In the neo-noir drama Do It, we follow an elderly pharmacy clerk named Bernie (Russ Kingston), a man who has had it with the way his home town of LA operates, and how it affects him. As his life unravels all around him, Bernie decides the only way to take away all these awful feelings away is to hatch a plan to kill the Mayor of LA (David C Waite) when the mayor arrives to his pharmacy in a few days. He walks the street at night, befriends a young prostitute with a heart of gold named Tori (Joanne Ryan) and tires to find good in the city he loves and hates in equal amounts. As Bernie’s experiences push him to the brink of insanity over the next few days before the Mayor visits his pharmacy, he battles a fight against himself and his city that could lead to disastrous consequences.
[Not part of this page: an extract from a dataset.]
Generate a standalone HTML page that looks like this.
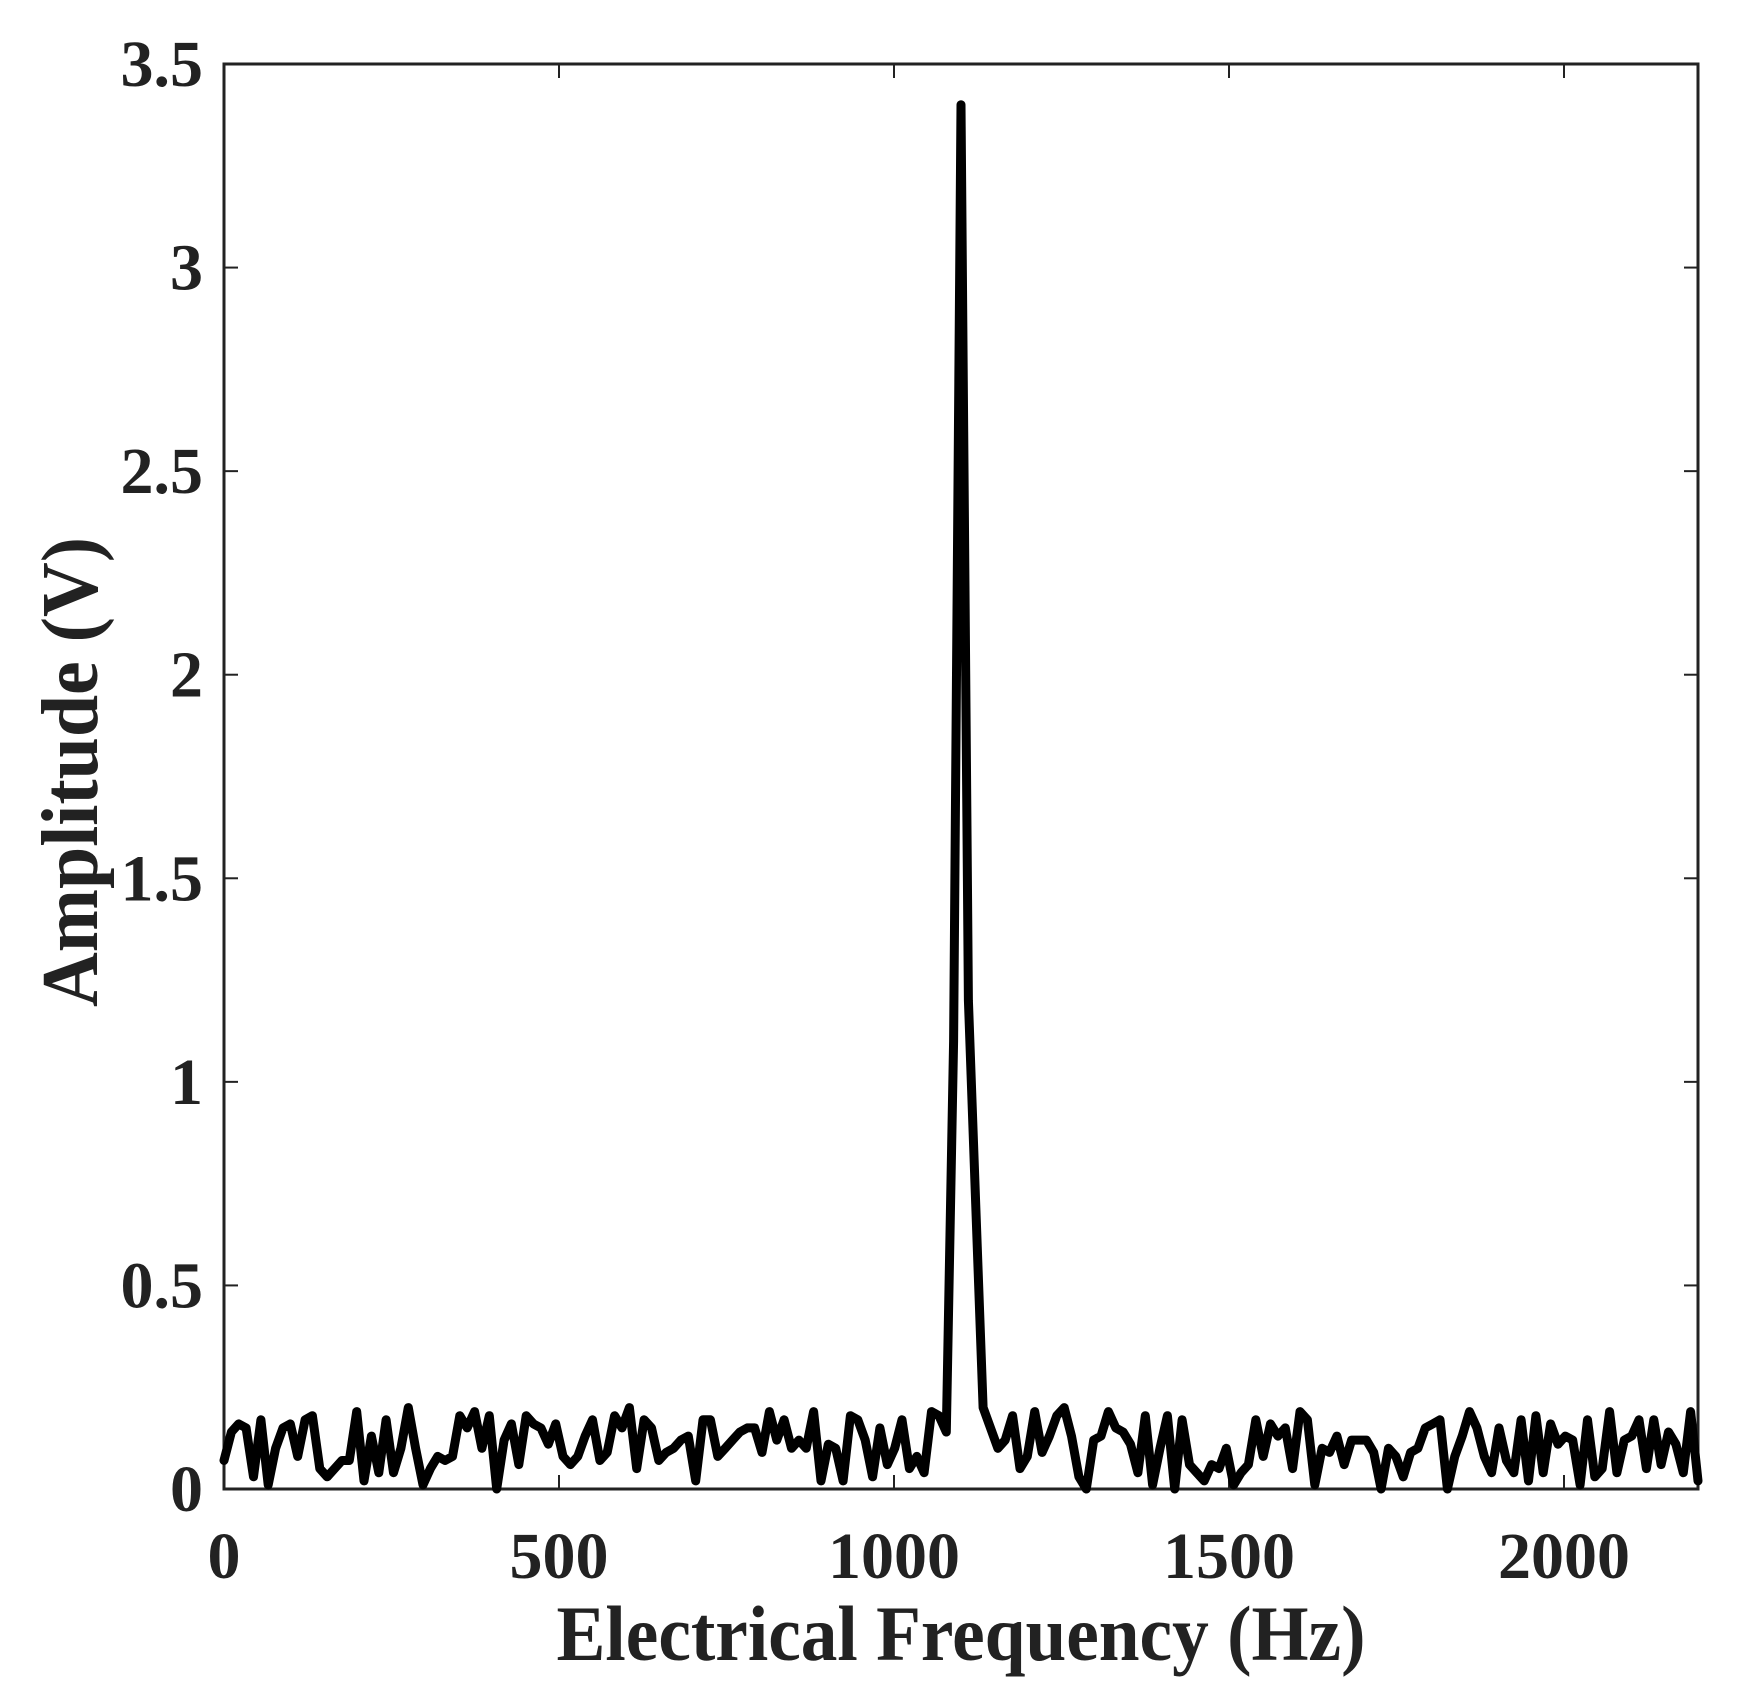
<!DOCTYPE html>
<html><head><meta charset="utf-8"><style>
html,body{margin:0;padding:0;background:#fff;}
svg{display:block;}
text{font-family:"Liberation Serif",serif;font-weight:bold;fill:#222;}
</style></head><body>
<svg id="chart" width="1741" height="1705" viewBox="0 0 1741 1705" xmlns="http://www.w3.org/2000/svg">
<rect x="0" y="0" width="1741" height="1705" fill="#fff"/>
<g id="ticks"></g>
<g id="labels"></g>
<rect x="224" y="64" width="1474" height="1425" fill="none" stroke="#222" stroke-width="3"/>
<g id="series"></g>
<text x="961" y="1660" font-size="78" text-anchor="middle" textLength="809" lengthAdjust="spacingAndGlyphs">Electrical Frequency (Hz)</text>
<text transform="translate(97,772) rotate(-90)" font-size="80" text-anchor="middle" textLength="470" lengthAdjust="spacingAndGlyphs">Amplitude (V)</text>
</svg>
<script>
const freqStep = 11;
const amplitudes = [
0.07,0.14,0.16,0.15,0.03,0.17,0.01,0.10,0.15,0.16,
0.08,0.17,0.18,0.05,0.03,0.05,0.07,0.07,0.19,0.02,
0.13,0.04,0.17,0.04,0.10,0.20,0.10,0.01,0.05,0.08,
0.07,0.08,0.18,0.15,0.19,0.10,0.18,0.00,0.12,0.16,
0.06,0.18,0.16,0.15,0.11,0.16,0.08,0.06,0.08,0.13,
0.17,0.07,0.09,0.18,0.15,0.20,0.05,0.17,0.15,0.07,
0.09,0.10,0.12,0.13,0.02,0.17,0.17,0.08,0.10,0.12,
0.14,0.15,0.15,0.09,0.19,0.12,0.17,0.10,0.12,0.10,
0.19,0.02,0.11,0.10,0.02,0.18,0.17,0.12,0.03,0.15,
0.06,0.10,0.17,0.05,0.08,0.04,0.19,0.18,
0.14,1.10,3.40,1.20,0.70,0.20,
0.15,0.10,0.12,0.18,0.05,0.08,0.19,0.09,0.13,0.18,
0.20,0.13,0.03,0.00,0.12,0.13,0.19,0.15,0.14,0.11,
0.04,0.18,0.01,0.10,0.18,0.00,0.17,0.06,0.04,0.02,
0.06,0.05,0.10,0.01,0.04,0.06,0.17,0.08,0.16,0.13,
0.15,0.05,0.19,0.17,0.01,0.10,0.09,0.13,0.06,0.12,
0.12,0.12,0.09,0.00,0.10,0.08,0.03,0.09,0.10,0.15,
0.16,0.17,0.00,0.08,0.13,0.19,0.15,0.08,0.04,0.15,
0.07,0.04,0.17,0.02,0.18,0.04,0.16,0.11,0.13,0.12,
0.01,0.17,0.03,0.05,0.19,0.04,0.12,0.13,0.17,0.05,
0.17,0.06,0.14,0.11,0.04,0.19,0.02
];
const xTicks = [0,500,1000,1500,2000];
const xTickLabels = ["0","500","1000","1500","2000"];
const yTicks = [0,0.5,1,1.5,2,2.5,3,3.5];
const yTickLabels = ["0","0.5","1","1.5","2","2.5","3","3.5"];
const xDomain = [0,2200];
const yDomain = [0,3.5];

const L=224,R=1698,T=64,B=1489;
const sx = v => L + (v - xDomain[0])/(xDomain[1]-xDomain[0])*(R-L);
const sy = v => B - (v - yDomain[0])/(yDomain[1]-yDomain[0])*(B-T);
const NS="http://www.w3.org/2000/svg";
const ticksG=document.getElementById('ticks');
const labelsG=document.getElementById('labels');
const seriesG=document.getElementById('series');
function mk(tag,attrs){const e=document.createElementNS(NS,tag);for(const k in attrs)e.setAttribute(k,attrs[k]);return e;}

xTicks.forEach((v,i)=>{
  const x=sx(v);
  const t1=mk('line',{x1:x,y1:B,x2:x,y2:B-14,stroke:'#222','stroke-width':2});
  
  
  ticksG.appendChild(t1);
  const t2=mk('line',{x1:x,y1:T,x2:x,y2:T+14,stroke:'#222','stroke-width':2});
  
  
  ticksG.appendChild(t2);
  const lb=mk('text',{x:x,y:1578,'font-size':66,'text-anchor':'middle'});
  lb.textContent=xTickLabels[i];
  
  
  labelsG.appendChild(lb);
});
yTicks.forEach((v,i)=>{
  const y=sy(v);
  const t1=mk('line',{x1:L,y1:y,x2:L+14,y2:y,stroke:'#222','stroke-width':2});
  
  
  ticksG.appendChild(t1);
  const t2=mk('line',{x1:R,y1:y,x2:R-14,y2:y,stroke:'#222','stroke-width':2});
  
  
  ticksG.appendChild(t2);
  const lb=mk('text',{x:203,y:y+22,'font-size':66,'text-anchor':'end'});
  lb.textContent=yTickLabels[i];
  
  
  labelsG.appendChild(lb);
});
const pts=amplitudes.map((a,i)=>sx(i*freqStep).toFixed(1)+','+sy(a).toFixed(1)).join(' ');
const line=mk('polyline',{points:pts,fill:'none',stroke:'#000','stroke-width':9,'stroke-linejoin':'round','stroke-linecap':'round'});


seriesG.appendChild(line);
</script>
</body></html>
The plot of Do It echoes Scorsese’s classic 1976 Taxi Driver in many ways, but this 25 minute short fails to capture anything close to the power that film conveys. Although heavy on style, with a very frenetic shooting and editing style from writer/director Steve Petersen, the characters lack any real depth and are more or less cookie cutter caricatures from other films of its ilk. The seedy side of Los Angeles must exist, bur Petersen’s vision of it seems to look like something out of a Michael Bay film or a P. Diddy music video, and generally involves nasty generic characters beating each other up or sniffing cocaine on a subway. The film takes a pause in the story to allow for an overly long sequence in which a pimp berates and beats up poor Bernie. Russ Kingston is an enjoyable face to watch on screen, but his character has little dimension to work on.
It is understandable what writer/director Petersen is trying to say, Do It does observe that Los Angeles can be a violent and terrifying place to live, and can drive one to say “enough is enough”. Although the intentions of the film are there, the message falls flat in a sea of fast cuts and glossy shots that really don’t add up to much.